A tough new law aimed at sexual predators who target children will administer severe sentences for "terrible crimes," Gov. Matt Blunt said Tuesday.
During the last stop of a two-day statewide tour touting the new law, Blunt said the measure will be the harshest in the nation. "This bill will protect children at school, at home and on the Internet," he said.
Surrounded by area law enforcement officers, Blunt made his remarks during a news conference on the campus of Southeast Missouri State University. The bill, known as Jessica's Law, will impose life sentences for people raping children under 12 and require lifetime electronic monitoring of their movements after they are released.
The measure is name Jessica's Law after a Florida girl who was murdered by a sex offender who lived in her neighborhood.
Other new rules imposed by the bill include requirements that doctors who deliver babies or perform abortions on girls under 14 to report the pregnancy as evidence of statutory rape and requires registered sex offenders to report their address to law enforcement every six months.
The measure also directs that anyone caught in a police Internet sting face the same penalties as if they were trying to lure a real minor into a sexual liaison.
The Internet has become a favorite tool for predators seeking to have sex with children, said the bill's sponsor, Rep. Scott Lipke, of Jackson. "This is something that is taking over and becoming very prevalent in our society," he said.
Blunt signed the bill despite his distaste for one provision that repeals the state law against homosexual acts between consenting adults. The repeal, which eliminates a misdemeanor sexual misconduct law invalidated by the U.S. Supreme Court in 2003, was included to eliminate an obsolete statute, Lipke said.
"You could have a meaningful debate about whether the Supreme Court is right," Blunt said. "We shouldn't litter the statutes."
The repeal removes one argument the state Department of Social Services is using in a pending court case involving a Kansas City lesbian seeking a license as a foster parent. The state has argued that, despite the fact it is unenforceable, the law was a statement of state policy.

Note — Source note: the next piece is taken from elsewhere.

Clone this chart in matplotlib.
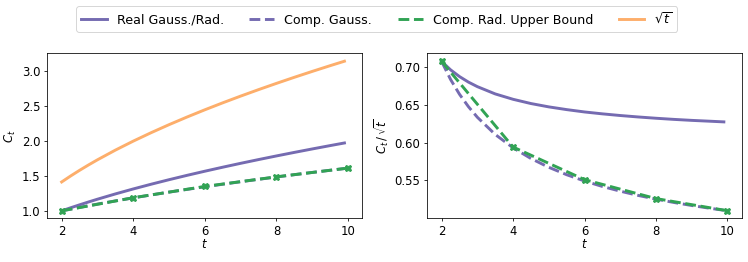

The repeal won't deter the state in pursuing a policy "that children benefit from having a mother and a father," Blunt said.
The case is currently before the Missouri Supreme Court.
During his news conference, Blunt praised Cape Girardeau County Prosecuting Attorney Morley Swingle for helping write a "workable, enforcable bill."
In an interview after Blunt finished his remarks, Swingle said his main contribution was to prevent lawmakers from making no distinction between a sexual predator and a teenager in a consensual sexual relationship with another, younger teen.
"I was horrified at the first draft," Swingle said. "A high school senior having sex with a high school freshman could have received a 20-year sentence."
Such a law, he said, could have resulted in juries that were unwilling to convict and harm the criminal justice system. Prosecutors from around the state cautioned lawmakers "that we don't want to paint with this broad a brush," Swingle said.
In his remarks, Blunt noted that one provision of the measure will bar judges from giving the worst sex offenders probation and saving them from a prison sentence. A Missouri State Highway Patrol review of registered sex offenders found that more than 200 had received a suspended imposition of sentence, Blunt noted.
"These are dangerous people and they may have served very little, if any, time behind bars," Blunt said.
The figure cited by Blunt was generated by a review the sentences imposed on all registered sex offenders, said Capt. Tim McGrail, director of the patrol's criminal records division.
That list covers 27 years, and includes anyone convicted of any crime of a sexual nature since July 1, 1979.